Marianne Neill has a background in Architecture, Philosophy, Visual Art Studio, and Education, and has served on Faculty in Visual Art Studio at York University, University of Saskatchewan, and Western University. Degrees include a Master of Fine Arts (Visual Arts Studio; York University), Bachelor of Arts (hons. Philosophy; University of Toronto), Bachelor of Education (Western University). Some awards include the Samuel Sarick Purchase Award (York University), Carl H. Dair Memorial Scholarship (York University), Dorothy Emery Memorial Award (University of Western Ontario), Student Council Teaching Award (Western University). She presented ‘The Essential Angel Lexicon and The Orphan’s Lexicon’ as a poster at the Science of Consciousness Conference in Tucson, Arizona in 2024, and ‘The Record: Replicating That One Night in August’, as a paper at SoCC in Switzerland in 2019. In 2021, she self published the cross-disciplinary (art, science, philosophy) book, ‘The Record: Mind, Matter, and What Happened in 1987

She has published articles in Art and Academe and the Journal of the Ontario Society for Education Through Art. Besides presenting at art conferences in New York and British Columbia, she has been a guest speaker and presenter in art and social justice contexts. All conference presentations are aspects of her art practice, which also included production of performance art and sculpture.  In particular, the performance ‘Gabrielle – Structure for Launching an Opening’ in Caledon, Ontario, sponsored by Artculture Resource Centre / CKLN Toronto, in 1987 became the basis for all subsequent work.
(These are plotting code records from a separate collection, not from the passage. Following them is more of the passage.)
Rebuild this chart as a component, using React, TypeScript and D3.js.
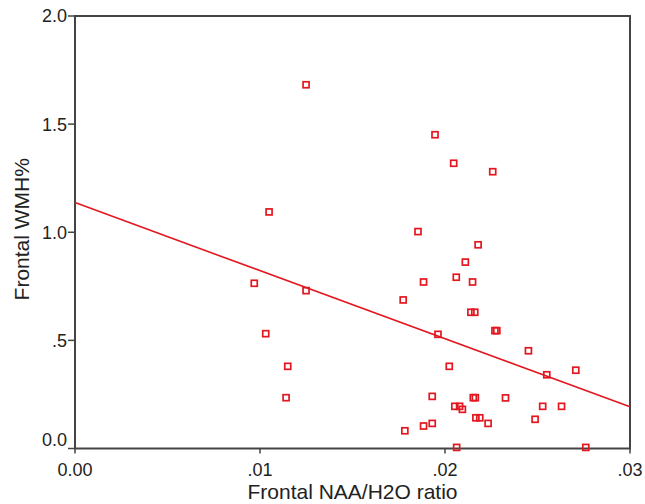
import React, { useEffect, useRef } from "react";
import * as d3 from "d3";

// Frontal NAA/H2O ratio (x) vs Frontal WMH% (y)
const naaRatio = [
  0.01249, 0.01049, 0.00969, 0.01249, 0.01031, 0.0115, 0.01141,
  0.01946, 0.02047, 0.02258, 0.01854, 0.02179, 0.0211, 0.02061,
  0.01884, 0.02149, 0.01774, 0.0214, 0.02161, 0.0227, 0.0228,
  0.01962, 0.02451, 0.02023, 0.02707, 0.0255, 0.01931, 0.02153,
  0.02164, 0.02327, 0.02053, 0.02079, 0.02094, 0.02528, 0.0263,
  0.02167, 0.02188, 0.02487, 0.02233, 0.01931, 0.01884, 0.01783,
  0.02063, 0.02761,
];
const wmhPercent = [
  1.682, 1.094, 0.764, 0.73, 0.531, 0.38, 0.235,
  1.451, 1.319, 1.28, 1.003, 0.942, 0.862, 0.792,
  0.77, 0.77, 0.687, 0.63, 0.63, 0.545, 0.545,
  0.528, 0.452, 0.38, 0.362, 0.341, 0.241, 0.235,
  0.235, 0.234, 0.195, 0.195, 0.181, 0.195, 0.195,
  0.142, 0.142, 0.135, 0.116, 0.116, 0.104, 0.082,
  0.005, 0.005,
];

// fitted line
const fitIntercept = 1.137;
const fitSlope = -31.47;

const xTicks = [0, 0.01, 0.02, 0.03];
const xTickLabels = ["0.00", ".01", ".02", ".03"];
const yTicks = [0, 0.5, 1.0, 1.5, 2.0];
const yTickLabels = ["0.0", ".5", "1.0", "1.5", "2.0"];

const App = () => {
  const chartRef = useRef(null);

  useEffect(() => {
    d3.select(chartRef.current).select("svg").remove();

    const width = 645;
    const height = 504;
    const margin = { top: 16, right: 15, bottom: 56, left: 75 };
    const red = "#e3171f";
    const axisColor = "#444";
    const font = "'Liberation Sans', Arial, sans-serif";

    const svg = d3
      .select(chartRef.current)
      .append("svg")
      .attr("width", width)
      .attr("height", height)
      .style("position", "absolute")
      .style("left", 0)
      .style("top", 0)
      .style("background", "#fff");

    const x = d3
      .scaleLinear()
      .domain([0, 0.03])
      .range([margin.left, width - margin.right]);
    const y = d3
      .scaleLinear()
      .domain([0, 2])
      .range([height - margin.bottom + 0.5, margin.top]);

    // frame
    svg
      .append("rect")
      .attr("x", x(0))
      .attr("y", y(2))
      .attr("width", x(0.03) - x(0))
      .attr("height", y(0) - y(2))
      .attr("fill", "none")
      .attr("stroke", axisColor)
      .attr("stroke-width", 2);

    // x ticks
    const xg = svg.append("g");
    xg.selectAll("line")
      .data(xTicks)
      .join("line")
      .attr("x1", (d) => x(d))
      .attr("x2", (d) => x(d))
      .attr("y1", y(0))
      .attr("y2", y(0) + 5)
      .attr("stroke", axisColor)
      .attr("stroke-width", 1.5);
    xg.selectAll("text")
      .data(xTicks)
      .join("text")
      .attr("x", (d) => x(d))
      .attr("y", y(0) + 27)
      .attr("text-anchor", "middle")
      .style("font-family", font)
      .style("font-size", "18px")
      .style("fill", "#222")
      .text((d, i) => xTickLabels[i]);

    // y ticks
    const yg = svg.append("g");
    yg.selectAll("line")
      .data(yTicks)
      .join("line")
      .attr("x1", x(0) - 7)
      .attr("x2", x(0))
      .attr("y1", (d) => y(d))
      .attr("y2", (d) => y(d))
      .attr("stroke", axisColor)
      .attr("stroke-width", 1.5);
    yg.selectAll("text")
      .data(yTicks)
      .join("text")
      .attr("x", x(0) - 8)
      .attr("y", (d) => y(d) - (d === 0 ? 9 : 0))
      .attr("dy", "0.36em")
      .attr("text-anchor", "end")
      .style("font-family", font)
      .style("font-size", "18px")
      .style("fill", "#222")
      .text((d, i) => yTickLabels[i]);

    // axis titles
    svg
      .append("text")
      .attr("x", (x(0) + x(0.03)) / 2)
      .attr("y", 499)
      .attr("text-anchor", "middle")
      .style("font-family", font)
      .style("font-size", "21px")
      .style("fill", "#222")
      .text("Frontal NAA/H2O ratio");
    svg
      .append("text")
      .attr("transform", `translate(29, ${y(1) - 3}) rotate(-90)`)
      .attr("text-anchor", "middle")
      .style("font-family", font)
      .style("font-size", "21px")
      .style("fill", "#222")
      .text("Frontal WMH%");

    // fit line
    const line = d3
      .line()
      .x((d) => x(d))
      .y((d) => y(fitIntercept + fitSlope * d));
    svg
      .append("path")
      .attr("d", line([0, 0.03]))
      .attr("fill", "none")
      .attr("stroke", red)
      .attr("stroke-width", 1.6);

    // points
    const s = 6;
    svg
      .append("g")
      .selectAll("rect")
      .data(naaRatio.map((v, i) => [v, wmhPercent[i]]))
      .join("rect")
      .attr("x", (d) => x(d[0]) - s / 2)
      .attr("y", (d) => y(d[1]) - s / 2)
      .attr("width", s)
      .attr("height", s)
      .attr("fill", "none")
      .attr("stroke", red)
      .attr("stroke-width", 1.7);
  }, []);

  return <div ref={chartRef}></div>;
};

export default App;
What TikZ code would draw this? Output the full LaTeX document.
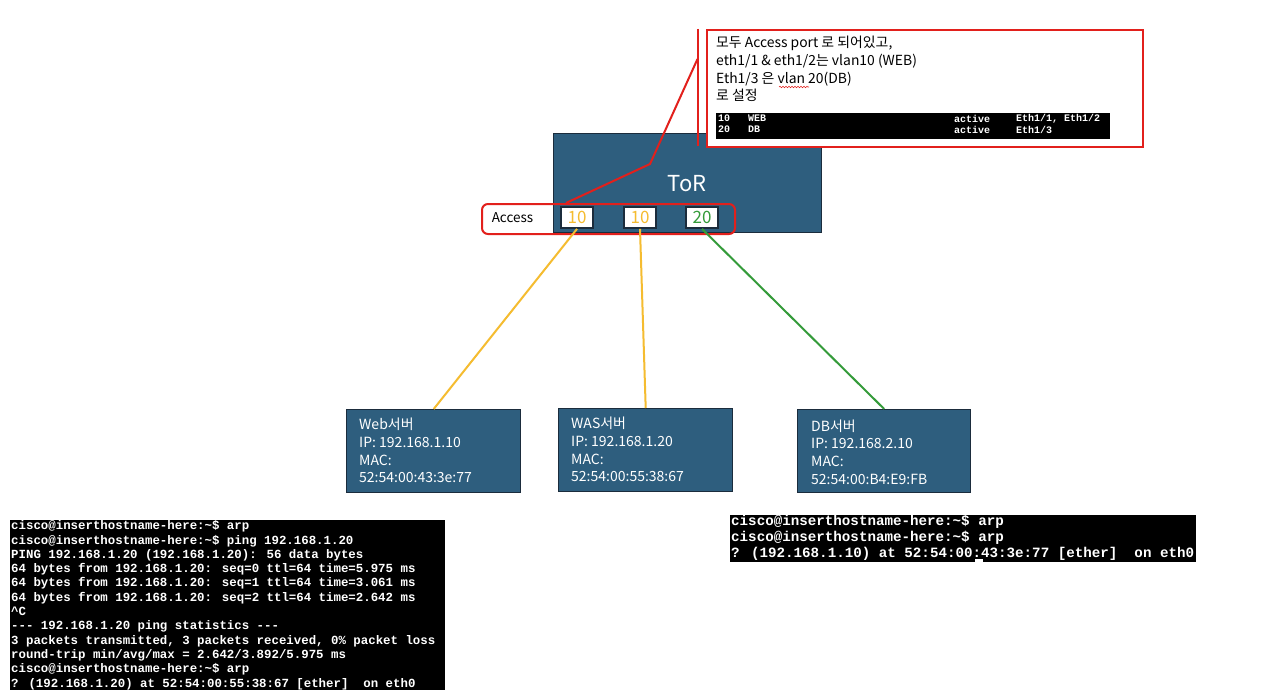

 The Record—Mind, Matter, and What Happened in 1987 is a compendium of a decades-long process of art-making and multi-disciplinary thinking.

Originally from Ontario, Marianne has spent the last twenty-five years in Vancouver on the West Coast of Canada.

“Where the array of ideas in Lorrain becomes a representational image by combining with the concept of subject/object dualism, the array in The Essential Angel Lexicon became a fragment of a meaning environment as a way fo fulfill my need to communicate an experience of subject/object continuity.(The Record, p. 453).